>> START

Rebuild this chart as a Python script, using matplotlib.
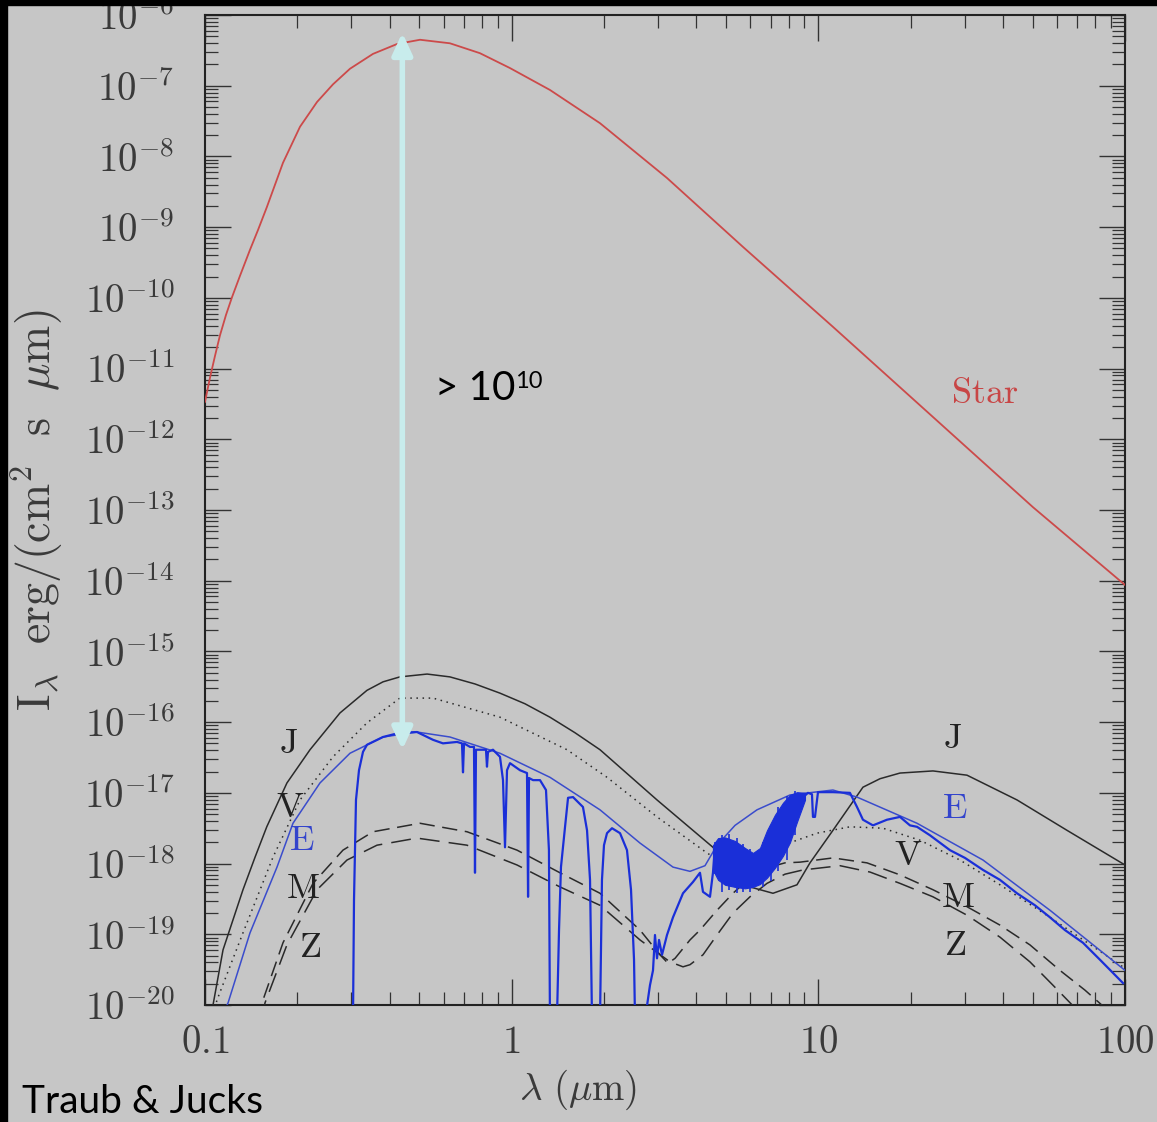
import numpy as np
import matplotlib
matplotlib.use('Agg')
import matplotlib.pyplot as plt
from matplotlib.patches import Rectangle
from matplotlib.ticker import LogLocator, NullFormatter

plt.rcParams['mathtext.fontset'] = 'cm'
plt.rcParams['font.family'] = ['DejaVu Serif']

# ---------------- data (wavelength in micron, log10 of I_lambda) ----------------
star_wl = [0.100, 0.1038, 0.1078, 0.1119, 0.1171, 0.1225, 0.1300, 0.1402, 0.1489, 0.159,
           0.1796, 0.2041, 0.2319, 0.2615, 0.297, 0.353, 0.423, 0.5024, 0.629, 0.788, 0.987,
           1.333, 1.941, 3.21, 5.68, 11.16, 23.65, 50.1, 100.0]
star_logI = [-11.47, -11.13, -10.82, -10.53, -10.24, -9.99, -9.69, -9.32, -9.04, -8.72,
             -8.09, -7.58, -7.23, -6.98, -6.76, -6.55, -6.41, -6.35, -6.40, -6.54, -6.75,
             -7.06, -7.53, -8.305, -9.28, -10.41, -11.685, -12.96, -14.06]

j_wl = [0.1046, 0.1062, 0.1145, 0.133, 0.1456, 0.159, 0.185, 0.220, 0.2462, 0.2755, 0.3375,
        0.3806, 0.432, 0.530, 0.629, 0.7593, 0.916, 1.105, 1.333, 1.609, 1.941, 2.978, 4.533,
        5.985, 7.114, 8.519, 9.392, 11.16, 13.98, 15.89, 18.46, 23.65, 30.53, 44.44, 64.70, 100.0]
j_logI = [-20.21, -20.0, -19.22, -18.37, -17.91, -17.48, -16.86, -16.39, -16.13, -15.87, -15.55,
          -15.43, -15.36, -15.32, -15.36, -15.46, -15.59, -15.74, -15.93, -16.15, -16.39, -17.10, -17.77,
          -18.33, -18.42, -18.30, -17.99, -17.53, -16.92, -16.80, -16.72, -16.69, -16.75, -17.10, -17.53, -18.02]

v_wl = [0.1054, 0.1094, 0.133, 0.1666, 0.2041, 0.2615, 0.3375, 0.432, 0.554, 0.916, 1.515,
        2.046, 2.978, 4.334, 5.349, 6.452, 7.670, 9.90, 12.68, 16.25, 21.45, 28.96, 39.10,
        56.92, 100.0]
v_logI = [-20.21, -19.93, -18.98, -17.91, -17.10, -16.49, -16.01, -15.66, -15.66, -15.93, -16.39,
          -16.78, -17.34, -17.85, -18.09, -17.95, -17.74, -17.57, -17.48, -17.50, -17.67, -17.95, -18.30,
          -18.76, -19.48]

e_smooth_wl = [0.1119, 0.1189, 0.1402, 0.1717, 0.1936, 0.2371, 0.297, 0.3806, 0.4913, 0.629,
               0.916, 1.333, 1.941, 2.621, 3.358, 3.815, 4.270, 4.673, 5.349, 6.309, 8.083,
               11.16, 13.37, 20.98, 34.43, 56.92, 100.0]
e_smooth_logI = [-20.21, -19.97, -18.98, -18.05, -17.43, -16.86, -16.44, -16.21, -16.14, -16.21,
                 -16.44, -16.78, -17.24, -17.71, -18.05, -18.11, -18.03, -17.74, -17.46, -17.24, -17.03,
                 -16.96, -17.06, -17.43, -17.95, -18.66, -19.51]

e_spec_wl = [0.3038, 0.3061, 0.3107, 0.3178, 0.3275, 0.3375, 0.3806, 0.432, 0.4913, 0.554, 0.597,
             0.6633, 0.6887, 0.6939, 0.6991, 0.7313, 0.7536, 0.7593, 0.765, 0.7883, 0.8246, 0.8308,
             0.8371, 0.8691, 0.916, 0.937, 0.9512, 0.9656, 0.9875, 1.0646, 1.122, 1.131, 1.139,
             1.174, 1.237, 1.294, 1.323, 1.333, 1.405, 1.427, 1.448, 1.493, 1.527, 1.585, 1.708,
             1.761, 1.801, 1.828, 1.941, 1.970, 2.000, 2.046, 2.124, 2.256, 2.377, 2.450, 2.506,
             2.525, 2.721, 2.825, 2.890, 2.933, 2.978, 3.023, 3.092, 3.210, 3.358, 3.620, 3.902,
             4.112, 4.206, 4.433, 4.533, 4.602, 4.778, 5.349, 5.985, 6.309, 6.801, 7.499, 8.083,
             8.713, 9.252, 9.534, 9.605, 9.751, 9.974, 11.16, 12.68, 13.37, 13.98, 15.07, 16.74,
             18.46, 19.90, 20.98, 23.12, 26.86, 30.07, 34.43, 39.10, 44.44, 50.86, 56.92, 63.68,
             72.94, 82.87, 98.5]
e_spec_logI = [-20.21, -18.52, -17.10, -16.68, -16.42, -16.32, -16.21, -16.15, -16.14, -16.25, -16.30,
               -16.28, -16.30, -16.71, -16.30, -16.35, -16.35, -18.13, -16.39, -16.39, -16.39, -16.63,
               -16.42, -16.39, -16.49, -16.82, -17.77, -16.68, -16.58, -16.68, -16.72, -18.47, -16.79,
               -16.82, -16.82, -16.96, -17.81, -20.21, -20.21, -18.94, -18.05, -17.48, -17.07, -17.06, -17.20,
               -17.53, -18.23, -20.21, -20.21, -18.23, -17.74, -17.57, -17.50, -17.57, -17.81, -18.37, -19.36,
               -20.21, -20.21, -19.72, -19.51, -19.01, -19.34, -19.08, -19.29, -19.01, -18.76, -18.42, -18.26,
               -18.13, -18.40, -18.47, -18.13, -17.77, -17.81, -18.02, -18.09, -18.09, -17.88, -17.57, -17.27,
               -17.10, -17.00, -17.02, -17.34, -17.34, -16.99, -16.99, -17.00, -17.20, -17.38, -17.46, -17.38,
               -17.34, -17.46, -17.48, -17.60, -17.81, -17.92, -18.09, -18.23, -18.42, -18.59, -18.76, -18.94,
               -19.12, -19.36, -19.69]

# dense water band region of the Earth spectrum (upper / lower envelopes)
band_wl = [4.533, 4.709, 4.963, 5.349, 5.767, 6.122, 6.452, 6.801, 7.222, 7.670, 8.083, 8.519, 9.046]
band_hi = [-17.74, -17.64, -17.63, -17.68, -17.78, -17.85, -17.78, -17.53, -17.31, -17.14, -17.03, -16.99, -17.00]
band_lo = [-18.09, -18.23, -18.30, -18.33, -18.35, -18.33, -18.29, -18.20, -18.06, -17.89, -17.70, -17.41, -17.10]

# individual noise streaks sticking out of the band: wavelength, top, bottom (log10 I)
streak_wl = [4.60, 4.85, 5.10, 5.45, 5.70, 6.00, 6.60, 7.00, 7.40, 7.90, 8.40]
streak_top = [-17.70, -17.60, -17.58, -17.64, -17.72, -17.80, -17.70, -17.45, -17.20, -17.05, -16.97]
streak_bot = [-18.15, -18.40, -18.38, -18.42, -18.40, -18.40, -18.33, -18.25, -18.10, -17.95, -17.60]

m_wl = [0.1489, 0.1534, 0.1796, 0.2250, 0.2818, 0.3530, 0.5024, 0.7151, 1.041, 1.437, 1.941,
        2.621, 3.046, 3.234, 3.410, 3.815, 4.112, 4.673, 5.269, 5.985, 6.801, 7.785, 8.713,
        11.16, 14.41, 18.46, 23.65, 30.53, 39.10, 48.98, 61.34, 74.04, 86.04, 92.75]
m_logI = [-20.21, -19.97, -19.12, -18.28, -17.81, -17.55, -17.43, -17.55, -17.81, -18.13, -18.42,
          -18.94, -19.29, -19.41, -19.34, -19.08, -18.94, -18.66, -18.42, -18.20, -18.06, -17.99, -17.98,
          -17.92, -17.99, -18.16, -18.37, -18.61, -18.87, -19.15, -19.51, -19.79, -20.04, -20.21]

z_wl = [0.1534, 0.1569, 0.185, 0.2319, 0.2904, 0.3638, 0.4913, 0.7151, 1.041, 1.437, 1.941,
        2.621, 3.283, 3.620, 3.815, 4.206, 4.673, 5.269, 5.985, 6.801, 7.785, 8.912, 11.77,
        14.74, 18.46, 23.65, 30.53, 39.10, 48.98, 58.22, 68.68, 71.32]
z_logI = [-20.21, -19.97, -19.15, -18.37, -17.95, -17.74, -17.64, -17.74, -18.02, -18.33, -18.59,
          -19.08, -19.39, -19.46, -19.43, -19.29, -19.01, -18.70, -18.47, -18.28, -18.15, -18.09, -18.03,
          -18.12, -18.28, -18.47, -18.73, -19.04, -19.39, -19.72, -20.04, -20.21]

# curve labels: (text, wavelength, log10 I, colour)
labels = [("J", 0.1865, -16.30, "#222222"), ("V", 0.1893, -17.20, "#222222"),
          ("E", 0.2072, -17.67, "#3344cc"), ("M", 0.209, -18.35, "#222222"),
          ("Z", 0.220, -19.18, "#222222"),
          ("J", 27.27, -16.22, "#222222"), ("E", 27.89, -17.21, "#3344cc"),
          ("V", 19.61, -17.88, "#222222"), ("M", 28.53, -18.47, "#222222"),
          ("Z", 27.89, -19.15, "#222222"), ("Star", 34.95, -11.35, "#c84646")]

arrow_wl = 0.440
arrow_top_logI = -6.25
arrow_bot_logI = -16.39

x_ticks = [0.1, 1, 10, 100]
x_ticklabels = ["0.1", "1", "10", "100"]
y_exponents = list(range(-20, -5))

# ---------------- figure ----------------
BG = '#c6c6c6'
W, H = 1157, 1122
fig = plt.figure(figsize=(W / 100, H / 100), dpi=100, facecolor=BG)
ax = fig.add_axes([205 / W, 1 - 1005 / H, 920 / W, 990 / H], facecolor=BG)

def P(v):
    return 10.0 ** np.asarray(v)

BLUE = '#1a2fd8'
ax.plot(star_wl, P(star_logI), color='#cc4a4a', lw=1.3, zorder=3)
ax.plot(j_wl, P(j_logI), color='#2a2a2a', lw=1.1, zorder=3)
ax.plot(v_wl, P(v_logI), color='#2a2a2a', lw=1.1, ls=(0, (1, 3)), zorder=3)
ax.plot(m_wl, P(m_logI), color='#2a2a2a', lw=1.1, ls=(0, (10, 5)), zorder=3)
ax.plot(z_wl, P(z_logI), color='#2a2a2a', lw=1.1, ls=(0, (13, 6)), zorder=3)
ax.plot(e_smooth_wl, P(e_smooth_logI), color='#3a4ccc', lw=1.1, zorder=4)
ax.fill_between(band_wl, P(band_lo), P(band_hi), color=BLUE, lw=0.8, edgecolor=BLUE, zorder=4)
ax.vlines(streak_wl, P(streak_bot), P(streak_top), color=BLUE, lw=1.2, zorder=4)
ax.plot(e_spec_wl, P(e_spec_logI), color=BLUE, lw=1.6, zorder=4)

for txt, xw, yl, col in labels:
    ax.text(xw, 10.0 ** yl, r'$\mathrm{%s}$' % txt, color=col, fontsize=26,
            ha='center', va='center', zorder=5)

ax.annotate('', xy=(arrow_wl, 10.0 ** arrow_bot_logI), xytext=(arrow_wl, 10.0 ** arrow_top_logI),
            arrowprops=dict(arrowstyle='<|-|>,head_length=0.65,head_width=0.3', color='#c8ecec',
                            lw=4, mutation_scale=20, shrinkA=0, shrinkB=0), zorder=6)

ax.set_xscale('log')
ax.set_yscale('log')
ax.set_xlim(0.1, 100)
ax.set_ylim(1e-20, 1e-6)
ax.set_xticks(x_ticks)
ax.set_xticklabels([r'$%s$' % s for s in x_ticklabels])
ax.set_yticks([10.0 ** k for k in y_exponents])
ax.set_yticklabels([r'$10^{%d}$' % k for k in y_exponents])
ax.xaxis.set_minor_locator(LogLocator(base=10, subs=np.arange(2, 10), numticks=100))
ax.yaxis.set_minor_locator(LogLocator(base=10, subs=np.arange(2, 10), numticks=100))
ax.xaxis.set_minor_formatter(NullFormatter())
ax.yaxis.set_minor_formatter(NullFormatter())
ax.tick_params(which='major', direction='in', length=19, width=1.0, top=True, right=True,
               color='#333333', labelsize=28, labelcolor='#3a3a3a', pad=14)
ax.tick_params(axis='y', which='major', pad=22)
ax.tick_params(which='minor', direction='in', length=9.5, width=0.9, top=True, right=True,
               color='#333333')
for s in ax.spines.values():
    s.set_linewidth(1.5)
    s.set_color('#222222')

fig.text(578 / W, 1 - 1090 / H, r'$\lambda\ (\mu\mathrm{m})$', fontsize=28, color='#3a3a3a',
         ha='center', va='center')
fig.text(37 / W, 1 - 510 / H, r'$\mathrm{I}_\lambda\ \ \mathrm{erg/(cm^2\ \ s}\ \ \mu\mathrm{m)}$',
         fontsize=33, color='#3a3a3a', ha='center', va='center', rotation=90)

fig.text(22 / W, 1 - 1113 / H, 'Traub & Jucks', fontsize=28, family='Lato', color='black',
         ha='left', va='baseline')
fig.text(435 / W, 1 - 400 / H, '> 10', fontsize=29, family='Lato', color='black',
         ha='left', va='baseline')
fig.text(515 / W, 1 - 388 / H, '10', fontsize=17, family='Lato', color='black',
         ha='left', va='baseline')

fig.patches.append(Rectangle((0, 0), 7 / W, 1, transform=fig.transFigure, color='black', zorder=20))
fig.patches.append(Rectangle((0, 1 - 5 / H), 1, 5 / H, transform=fig.transFigure, color='black', zorder=20))

fig.savefig('out.png', dpi=100, facecolor=BG)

>> END

# [Required task]
Output exactly the span of lines from the top of the listing through the line holding "-7.06, -7.53, -8.305, -9.28, -10.41, -11.685, -12.96, -14.06]", and leave every picture out.

# [Correct response]
Rebuild this chart as a Python script, using matplotlib.
import numpy as np
import matplotlib
matplotlib.use('Agg')
import matplotlib.pyplot as plt
from matplotlib.patches import Rectangle
from matplotlib.ticker import LogLocator, NullFormatter

plt.rcParams['mathtext.fontset'] = 'cm'
plt.rcParams['font.family'] = ['DejaVu Serif']

# ---------------- data (wavelength in micron, log10 of I_lambda) ----------------
star_wl = [0.100, 0.1038, 0.1078, 0.1119, 0.1171, 0.1225, 0.1300, 0.1402, 0.1489, 0.159,
           0.1796, 0.2041, 0.2319, 0.2615, 0.297, 0.353, 0.423, 0.5024, 0.629, 0.788, 0.987,
           1.333, 1.941, 3.21, 5.68, 11.16, 23.65, 50.1, 100.0]
star_logI = [-11.47, -11.13, -10.82, -10.53, -10.24, -9.99, -9.69, -9.32, -9.04, -8.72,
             -8.09, -7.58, -7.23, -6.98, -6.76, -6.55, -6.41, -6.35, -6.40, -6.54, -6.75,
             -7.06, -7.53, -8.305, -9.28, -10.41, -11.685, -12.96, -14.06]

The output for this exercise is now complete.